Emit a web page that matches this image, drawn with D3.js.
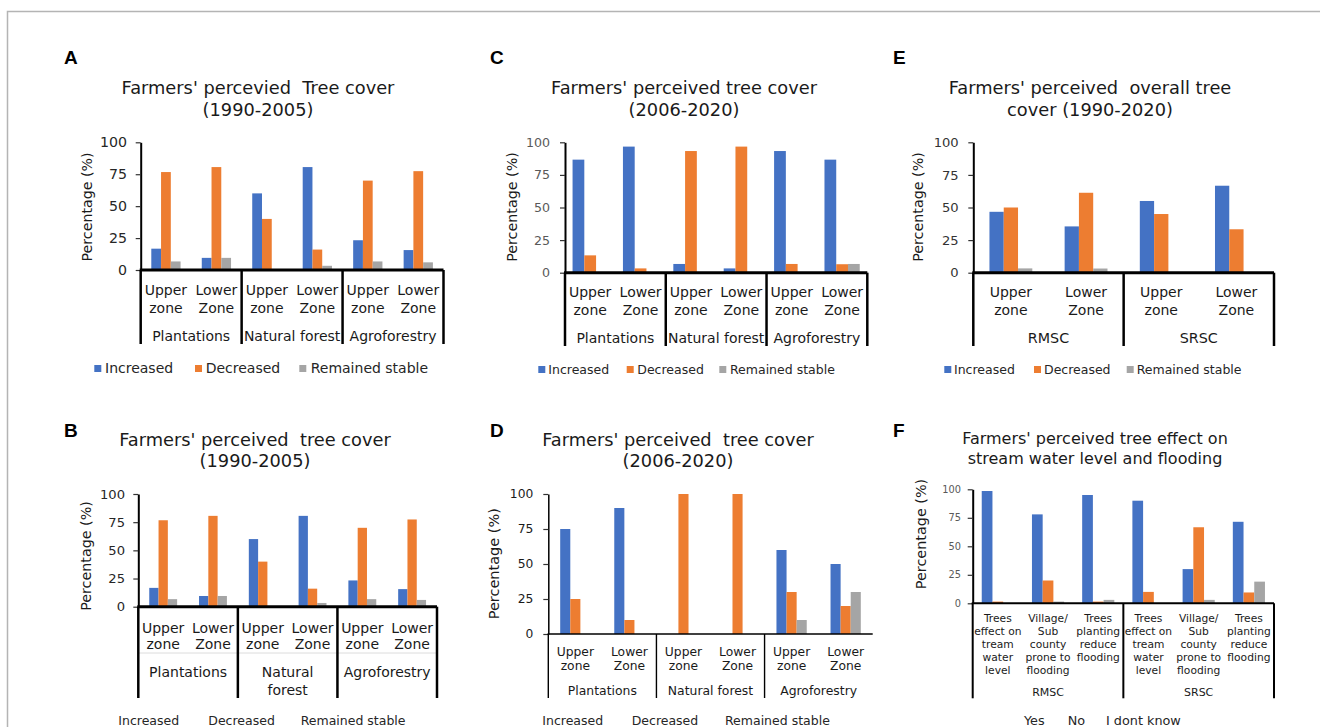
<!DOCTYPE html>
<html><head><meta charset="utf-8">
<script src="https://cdn.jsdelivr.net/npm/d3@7"></script>
<style>
body{margin:0;background:#fff}
svg{display:block}
text{font-family:"DejaVu Sans",Verdana,sans-serif;white-space:pre}
</style>
</head><body>
<svg id="c" width="1320" height="727"></svg>
<script>
// ---------------- DATA ----------------
const yTicks = [0, 25, 50, 75, 100];
const treeLegend = ["Increased", "Decreased", "Remained stable"];
const floodLegend = ["Yes", "No", "I dont know"];

const zoneCats6 = [["Upper","zone"],["Lower","Zone"],["Upper","zone"],["Lower","Zone"],["Upper","zone"],["Lower","Zone"]];
const zoneCats4 = [["Upper","zone"],["Lower","Zone"],["Upper","zone"],["Lower","Zone"]];
const forestGroups = [["Plantations"],["Natural forest"],["Agroforestry"]];
const forestGroupsB = [["Plantations"],["Natural","forest"],["Agroforestry"]];
const catchGroups = [["RMSC"],["SRSC"]];
const floodCats = [
  ["Trees","effect on","tream","water","level"],
  ["Village/","Sub","county","prone to","flooding"],
  ["Trees","planting","reduce","flooding"],
  ["Trees","effect on","tream","water","level"],
  ["Village/","Sub","county","prone to","flooding"],
  ["Trees","planting","reduce","flooding"]
];

// Panel A / B (1990-2005)
const earlyIncreased = [16.7, 9.5, 60, 80.6, 23.3, 15.6];
const earlyDecreased = [76.7, 80.6, 40, 16, 70, 77.4];
const earlyStable    = [6.7, 9.5, 0, 3.3, 6.7, 6];
// Panel C (2006-2020)
const cIncreased = [86.7, 96.7, 6.7, 3.3, 93.3, 86.7];
const cDecreased = [13.3, 3.3, 93.3, 96.7, 6.7, 6.5];
const cStable    = [0, 0, 0, 0, 0, 6.7];
// Panel D (2006-2020)
const dIncreased = [75, 90, 0, 0, 60, 50];
const dDecreased = [25, 10, 100, 100, 30, 20];
const dStable    = [0, 0, 0, 0, 10, 30];
// Panel E (overall 1990-2020)
const eIncreased = [46.7, 35.5, 55, 66.7];
const eDecreased = [50, 61.3, 45, 33.3];
const eStable    = [3.3, 3.2, 0, 0];
// Panel F (flooding)
const fYes  = [98.5, 78, 95, 90, 30, 71.5];
const fNo   = [1.5, 20, 1.5, 10, 66.7, 9.5];
const fIdk  = [0, 1.5, 3, 0, 3, 19];

const colors = ["#4472C4", "#ED7D31", "#A5A5A5"];

// ---------------- DRAW ----------------
const svg = d3.select("#c");
svg.append("rect").attr("x", 7.5).attr("y", 11.5).attr("width", 1340).attr("height", 740)
  .attr("fill", "none").attr("stroke", "#b4b4b4").attr("stroke-width", 1.5);

function panel(cfg) {
  const g = svg.append("g");
  const n = cfg.cats.length;
  const x = d3.scaleBand().domain(d3.range(n)).range([cfg.axX, cfg.axR])
    .paddingInner(cfg.pad).paddingOuter(cfg.pad / 2);
  const xs = d3.scaleBand().domain(d3.range(cfg.series.length)).range([0, x.bandwidth()]);
  const y = d3.scaleLinear().domain([0, 100]).range([cfg.y0, cfg.y100]);
  const step = x.step();

  // bars
  cfg.series.forEach((vals, si) => {
    g.append("g").selectAll("rect").data(vals).join("rect")
      .attr("x", (d, i) => x(i) + xs(si))
      .attr("width", xs.bandwidth())
      .attr("y", d => y(d))
      .attr("height", d => y(0) - y(d))
      .attr("fill", colors[si]);
  });

  // y axis
  const ya = g.append("g").attr("transform", `translate(${cfg.axX},0)`)
    .call(d3.axisLeft(y).tickValues(yTicks).tickSize(5).tickSizeOuter(0).tickPadding(cfg.tickGap - 5));
  ya.attr("font-size", cfg.tickFs);
  ya.select(".domain").attr("stroke", "#000").attr("stroke-width", cfg.yW);
  ya.selectAll(".tick line").attr("stroke", "#333").attr("stroke-width", 1.2);
  ya.selectAll(".tick text").attr("fill", cfg.tickColor);

  // y label
  g.append("text")
    .attr("transform", `translate(${cfg.ylX},${cfg.ylY}) rotate(-90)`)
    .attr("text-anchor", "middle").attr("font-size", cfg.ylFs).attr("fill", "#1a1a1a")
    .text("Percentage (%)");

  // x axis line
  g.append("line").attr("x1", cfg.axX - cfg.yW / 2).attr("x2", cfg.axR)
    .attr("y1", cfg.y0).attr("y2", cfg.y0)
    .attr("stroke", "#000").attr("stroke-width", cfg.xW);

  // optional faint mid line
  if (cfg.midLine) {
    g.append("line").attr("x1", cfg.axX).attr("x2", cfg.axR)
      .attr("y1", cfg.midLine).attr("y2", cfg.midLine)
      .attr("stroke", "#dcdcdc").attr("stroke-width", 1);
  }

  // group separators
  const cpg = n / cfg.groups.length;
  const bounds = d3.range(0, cfg.groups.length + 1).map(k => k * cpg)
    .filter(b => !(cfg.noRight && b === n));
  g.selectAll(".sep").data(bounds).join("line")
    .attr("x1", b => cfg.axX + b * step).attr("x2", b => cfg.axX + b * step)
    .attr("y1", cfg.y0).attr("y2", cfg.sepBottom)
    .attr("stroke", "#000").attr("stroke-width", cfg.sepW);

  // category labels
  cfg.cats.forEach((lines, i) => {
    const t = g.append("text").attr("text-anchor", "middle")
      .attr("font-size", cfg.catFs).attr("fill", "#1a1a1a");
    lines.forEach((ln, j) => {
      t.append("tspan").attr("x", cfg.axX + (i + 0.5) * step)
        .attr("y", cfg.catY + j * cfg.catLH).text(ln);
    });
  });

  // group labels
  cfg.groups.forEach((lines, gi) => {
    const t = g.append("text").attr("text-anchor", "middle")
      .attr("font-size", cfg.grpFs).attr("fill", "#1a1a1a");
    lines.forEach((ln, j) => {
      t.append("tspan").attr("x", cfg.axX + (gi * cpg + cpg / 2) * step)
        .attr("y", cfg.grpY + j * cfg.grpLH).text(ln);
    });
  });

  // title
  const tt = g.append("text").attr("text-anchor", "middle")
    .attr("font-size", cfg.tFs).attr("fill", "#1a1a1a");
  cfg.title.forEach((ln, j) => {
    tt.append("tspan").attr("x", cfg.tx).attr("y", cfg.ty[j]).text(ln);
  });

  // panel letter
  g.append("text").attr("x", cfg.lx).attr("y", cfg.ly)
    .attr("font-size", 19).attr("font-weight", "bold").attr("fill", "#000")
    .style("font-family", "'Liberation Sans',Arial,sans-serif")
    .text(cfg.letter);

  // legend
  cfg.legend.forEach((name, k) => {
    if (cfg.legSq) {
      g.append("rect").attr("x", cfg.legSq[k]).attr("y", cfg.legY - cfg.sq - 1)
        .attr("width", cfg.sq).attr("height", cfg.sq).attr("fill", colors[k]);
    }
    g.append("text").attr("x", cfg.legTx[k]).attr("y", cfg.legY)
      .attr("font-size", cfg.legFs).attr("fill", "#262626").text(name);
  });
}

// Panel A
panel({
  letter: "A", lx: 64, ly: 64,
  title: ["Farmers' percevied  Tree cover", "(1990-2005)"], tx: 258, ty: [94, 116], tFs: 17.8,
  series: [earlyIncreased, earlyDecreased, earlyStable], cats: zoneCats6, groups: forestGroups,
  axX: 140.7, axR: 443.5, y0: 270, y100: 142.3, pad: 0.42,
  tickFs: 14.2, tickGap: 13.7, tickColor: "#262626", yW: 2,
  ylX: 92, ylY: 207, ylFs: 14.2,
  xW: 3, sepW: 2.5, sepBottom: 344,
  catFs: 14, catY: 295, catLH: 17.7, grpFs: 14, grpY: 340.5, grpLH: 17,
  legend: treeLegend, legSq: [94.3, 195, 299.3], legTx: [105, 205.7, 310.7], legY: 373, sq: 7, legFs: 14
});

// Panel B
panel({
  letter: "B", lx: 64, ly: 437,
  title: ["Farmers' perceived  tree cover", "(1990-2005)"], tx: 255, ty: [446, 467], tFs: 17.8,
  series: [earlyIncreased, earlyDecreased, earlyStable], cats: zoneCats6, groups: forestGroupsB,
  axX: 138.3, axR: 437, y0: 606.7, y100: 494, pad: 0.44,
  tickFs: 13.1, tickGap: 13.3, tickColor: "#262626", yW: 2,
  ylX: 90.5, ylY: 556, ylFs: 14.3,
  xW: 3, sepW: 2.5, sepBottom: 698, midLine: 653,
  catFs: 14, catY: 632.7, catLH: 16.5, grpFs: 14, grpY: 677, grpLH: 18,
  legend: treeLegend, legSq: null, legTx: [118.3, 208.3, 300.7], legY: 725, sq: 7, legFs: 12.5
});

// Panel C
panel({
  letter: "C", lx: 490, ly: 64,
  title: ["Farmers' perceived tree cover", "(2006-2020)"], tx: 684, ty: [94, 116], tFs: 17.8,
  series: [cIncreased, cDecreased, cStable], cats: zoneCats6, groups: forestGroups,
  axX: 565, axR: 867.3, y0: 272.7, y100: 142.3, pad: 0.30,
  tickFs: 12.6, tickGap: 15, tickColor: "#595959", yW: 2,
  ylX: 516.5, ylY: 207, ylFs: 14.3,
  xW: 3, sepW: 2.5, sepBottom: 346,
  catFs: 14, catY: 297, catLH: 18, grpFs: 14, grpY: 342.7, grpLH: 17,
  legend: treeLegend, legSq: [538.3, 626.7, 719.3], legTx: [548.3, 637.3, 730], legY: 374, sq: 7, legFs: 12.5
});

// Panel D
panel({
  letter: "D", lx: 490, ly: 437,
  title: ["Farmers' perceived  tree cover", "(2006-2020)"], tx: 678, ty: [446, 467], tFs: 17.8,
  series: [dIncreased, dDecreased, dStable], cats: zoneCats6, groups: forestGroups,
  axX: 548.3, axR: 872.7, y0: 634, y100: 494, pad: 0.44,
  tickFs: 12.3, tickGap: 15, tickColor: "#1a1a1a", yW: 1.5,
  ylX: 498.5, ylY: 563.7, ylFs: 14.5,
  xW: 1.5, sepW: 1.4, sepBottom: 698, noRight: true,
  catFs: 12.3, catY: 655.7, catLH: 14.5, grpFs: 12.4, grpY: 695, grpLH: 15,
  legend: treeLegend, legSq: null, legTx: [542.3, 631.7, 725], legY: 725, sq: 7, legFs: 12.5
});

// Panel E
panel({
  letter: "E", lx: 893, ly: 64,
  title: ["Farmers' perceived  overall tree", "cover (1990-2020)"], tx: 1090, ty: [94, 116], tFs: 17.8,
  series: [eIncreased, eDecreased, eStable], cats: zoneCats4, groups: catchGroups,
  axX: 973.3, axR: 1274, y0: 272.7, y100: 142.3, pad: 0.43,
  tickFs: 13.1, tickGap: 14.6, tickColor: "#333333", yW: 2,
  ylX: 923, ylY: 207, ylFs: 14.3,
  xW: 3, sepW: 2.5, sepBottom: 346,
  catFs: 14, catY: 297, catLH: 18, grpFs: 14.3, grpY: 343, grpLH: 17,
  legend: treeLegend, legSq: [944.3, 1034, 1126.7], legTx: [954, 1044, 1136.7], legY: 374, sq: 7, legFs: 12.5
});

// Panel F
panel({
  letter: "F", lx: 893, ly: 437,
  title: ["Farmers' perceived tree effect on", "stream water level and flooding"], tx: 1095, ty: [444.3, 464.3], tFs: 16,
  series: [fYes, fNo, fIdk], cats: floodCats, groups: catchGroups,
  axX: 972.7, axR: 1274, y0: 603.3, y100: 489.3, pad: 0.36,
  tickFs: 9.8, tickGap: 11.7, tickColor: "#595959", yW: 2,
  ylX: 926, ylY: 534, ylFs: 14.4,
  xW: 2, sepW: 2, sepBottom: 698.3,
  catFs: 10.7, catY: 622.3, catLH: 12.8, grpFs: 11, grpY: 696, grpLH: 13,
  legend: floodLegend, legSq: null, legTx: [1024, 1067.7, 1106], legY: 725, sq: 7, legFs: 12.8
});
</script>
</body></html>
======
→ Set exercise
Leave out the pictures and restate, word for word, the lines from the top of the data through the line containing "3, 0, 3, 19];", both included.

→ Exercise solution
Emit a web page that matches this image, drawn with D3.js.
<!DOCTYPE html>
<html><head><meta charset="utf-8">
<script src="https://cdn.jsdelivr.net/npm/d3@7"></script>
<style>
body{margin:0;background:#fff}
svg{display:block}
text{font-family:"DejaVu Sans",Verdana,sans-serif;white-space:pre}
</style>
</head><body>
<svg id="c" width="1320" height="727"></svg>
<script>
// ---------------- DATA ----------------
const yTicks = [0, 25, 50, 75, 100];
const treeLegend = ["Increased", "Decreased", "Remained stable"];
const floodLegend = ["Yes", "No", "I dont know"];

const zoneCats6 = [["Upper","zone"],["Lower","Zone"],["Upper","zone"],["Lower","Zone"],["Upper","zone"],["Lower","Zone"]];
const zoneCats4 = [["Upper","zone"],["Lower","Zone"],["Upper","zone"],["Lower","Zone"]];
const forestGroups = [["Plantations"],["Natural forest"],["Agroforestry"]];
const forestGroupsB = [["Plantations"],["Natural","forest"],["Agroforestry"]];
const catchGroups = [["RMSC"],["SRSC"]];
const floodCats = [
  ["Trees","effect on","tream","water","level"],
  ["Village/","Sub","county","prone to","flooding"],
  ["Trees","planting","reduce","flooding"],
  ["Trees","effect on","tream","water","level"],
  ["Village/","Sub","county","prone to","flooding"],
  ["Trees","planting","reduce","flooding"]
];

// Panel A / B (1990-2005)
const earlyIncreased = [16.7, 9.5, 60, 80.6, 23.3, 15.6];
const earlyDecreased = [76.7, 80.6, 40, 16, 70, 77.4];
const earlyStable    = [6.7, 9.5, 0, 3.3, 6.7, 6];
// Panel C (2006-2020)
const cIncreased = [86.7, 96.7, 6.7, 3.3, 93.3, 86.7];
const cDecreased = [13.3, 3.3, 93.3, 96.7, 6.7, 6.5];
const cStable    = [0, 0, 0, 0, 0, 6.7];
// Panel D (2006-2020)
const dIncreased = [75, 90, 0, 0, 60, 50];
const dDecreased = [25, 10, 100, 100, 30, 20];
const dStable    = [0, 0, 0, 0, 10, 30];
// Panel E (overall 1990-2020)
const eIncreased = [46.7, 35.5, 55, 66.7];
const eDecreased = [50, 61.3, 45, 33.3];
const eStable    = [3.3, 3.2, 0, 0];
// Panel F (flooding)
const fYes  = [98.5, 78, 95, 90, 30, 71.5];
const fNo   = [1.5, 20, 1.5, 10, 66.7, 9.5];
const fIdk  = [0, 1.5, 3, 0, 3, 19];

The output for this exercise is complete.